Cavour paid a personal cost for that discipline. His pace of work was punishing, and the final phase of unification placed extraordinary strain on him. At home, the crisis forced him to manage parliament and the monarchy together. Abroad, he had to handle France without losing sight of Austria. Within Italy, he had to contain Garibaldi’s momentum while absorbing new territories. The pressure helped make his final years a race between political success and physical exhaustion.
Death and Historical Importance
Cavour did not live long enough to govern the Italy he helped create. Less than three months after the proclamation of the Kingdom of Italy, he fell ill with a fever, likely malaria, and died in Turin on June 6, 1861. He was 50 years old.

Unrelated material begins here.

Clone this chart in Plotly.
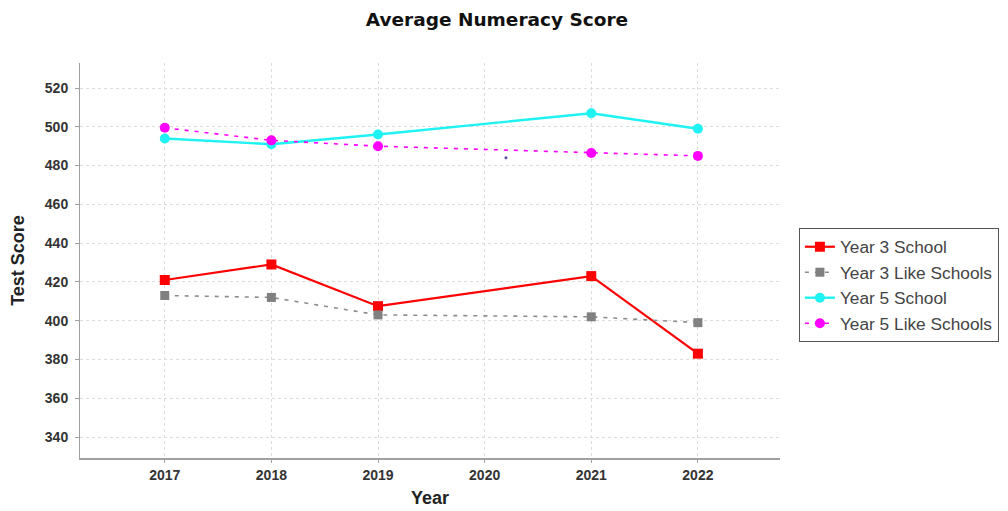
import plotly.graph_objects as go

title_text = "Average Numeracy Score"
x_title = "Year"
y_title = "Test Score"

tick_years = [2017, 2018, 2019, 2020, 2021, 2022]
years = [2017, 2018, 2019, 2021, 2022]

y3_school = [421, 429, 407.5, 423, 383]
y3_like = [413, 412, 403, 402, 399]
y5_school = [494, 491, 496, 507, 499]
y5_like = [499.5, 493, 490, 486.5, 485]

series_names = ["Year 3 School", "Year 3 Like Schools", "Year 5 School", "Year 5 Like Schools"]

# small stray dot visible in the reference
stray_x = [2020.2]
stray_y = [484]

fig = go.Figure()

fig.add_trace(go.Scatter(
    x=years, y=y3_school, name=series_names[0], mode="lines+markers",
    line=dict(color="#FF0000", width=2.2),
    marker=dict(symbol="square", size=10, color="#FF0000"),
))
fig.add_trace(go.Scatter(
    x=years, y=y3_like, name=series_names[1], mode="lines+markers",
    line=dict(color="#8C8C8C", width=1.6, dash="4px,6px"),
    marker=dict(symbol="square", size=9, color="#808080"),
))
fig.add_trace(go.Scatter(
    x=years, y=y5_school, name=series_names[2], mode="lines+markers",
    line=dict(color="#1EF2F2", width=2.4),
    marker=dict(symbol="circle", size=10, color="#1EF2F2"),
))
fig.add_trace(go.Scatter(
    x=years, y=y5_like, name=series_names[3], mode="lines+markers",
    line=dict(color="#FF00FF", width=1.6, dash="4px,6px"),
    marker=dict(symbol="circle", size=10, color="#FF00FF"),
))
fig.add_trace(go.Scatter(
    x=stray_x, y=stray_y, mode="markers", showlegend=False, hoverinfo="skip",
    marker=dict(symbol="circle", size=3, color="#5A4FA8"),
))

tick_font = dict(family="Liberation Sans, Arial, sans-serif", size=14, color="#333333")
title_font = dict(family="Liberation Sans, Arial, sans-serif", size=18, color="#222222")

# page has an 8px body margin, so the figure is 8px smaller and shifted
fig.update_layout(
    width=1000, height=503,
    margin=dict(l=72, r=228, t=55, b=53, autoexpand=False),
    paper_bgcolor="white", plot_bgcolor="white",
    title=dict(
        text="<b>" + title_text + "</b>",
        x=489 / 1000, xref="container", xanchor="center",
        y=1 - 12 / 503, yref="container", yanchor="middle",
        font=dict(family="DejaVu Sans, Verdana, sans-serif", size=18.5, color="#111111"),
    ),
    legend=dict(
        x=1.027, xanchor="left", y=0.438, yanchor="middle",
        bordercolor="#555555", borderwidth=1, bgcolor="white",
        font=dict(family="Liberation Sans, Arial, sans-serif", size=17.3, color="#444444"),
        itemwidth=30,
    ),
    showlegend=True,
)

fig.update_xaxes(
    range=[2016.205, 2022.77],
    tickmode="array", tickvals=tick_years, ticktext=[f"<b>{t}</b>" for t in tick_years],
    tickfont=tick_font,
    automargin=False,
    title=dict(text="<b>" + x_title + "</b>", font=title_font, standoff=10),
    showgrid=True, gridcolor="#DCDCDC", griddash="dot", gridwidth=1,
    showline=True, linecolor="#A0A0A0", linewidth=2,
    ticks="outside", ticklen=3, tickcolor="#A0A0A0",
    zeroline=False,
)
fig.update_yaxes(
    range=[329.2, 532.9],
    tickmode="array", tickvals=list(range(340, 521, 20)),
    ticktext=[f"<b>{v}</b>" for v in range(340, 521, 20)],
    tickfont=tick_font,
    ticklabelstandoff=4,
    automargin=False,
    title=dict(text="<b>" + y_title + "</b>", font=title_font, standoff=15),
    showgrid=True, gridcolor="#DCDCDC", griddash="dot", gridwidth=1,
    showline=True, linecolor="#A0A0A0", linewidth=1,
    ticks="outside", ticklen=4, tickcolor="#A0A0A0",
    zeroline=False,
)

fig.write_html("out.html")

His death left the new kingdom without its most capable architect. Italy’s problems were now institutional rather than only revolutionary. The state first had to govern divided regions and repair strained finances. The new government, in turn, had to settle the question of Rome and turn conquest and plebiscites into working national institutions. Cavour’s achievement was that he made those problems belong to an Italian state rather than to a loose collection of regional movements.
His reputation has remained contested for the same reason. Admirers point to the discipline with which he connected reform at home to diplomacy abroad. Critics note that his methods strengthened elite rule and left many Italians outside the political bargain that produced the kingdom. Both readings are necessary. Cavour’s career shows that unification was not only a story of patriotic enthusiasm; it was also a story of budgets, cabinets, alliances, controlled risk, and the hard work of making a new state governable.
Conclusion
Cavour’s career shows how Italian unification became a government project as well as a revolutionary cause. Garibaldi inspired popular devotion and a democratic national myth, but Cavour worked from within Piedmont’s monarchy and parliament. His political path began with modernization in Piedmont and ended with a monarchy-led kingdom. Between those points, domestic reform gave him power, European diplomacy gave him room to act, and war gave him the opportunity to consolidate.
Cavour’s biography therefore belongs to the history of nineteenth-century statecraft. His career shows how liberal economics, nationalism, and great-power diplomacy could converge in the age of Realpolitik. He made Italian unification possible by building the machinery that could turn a national cause into a state.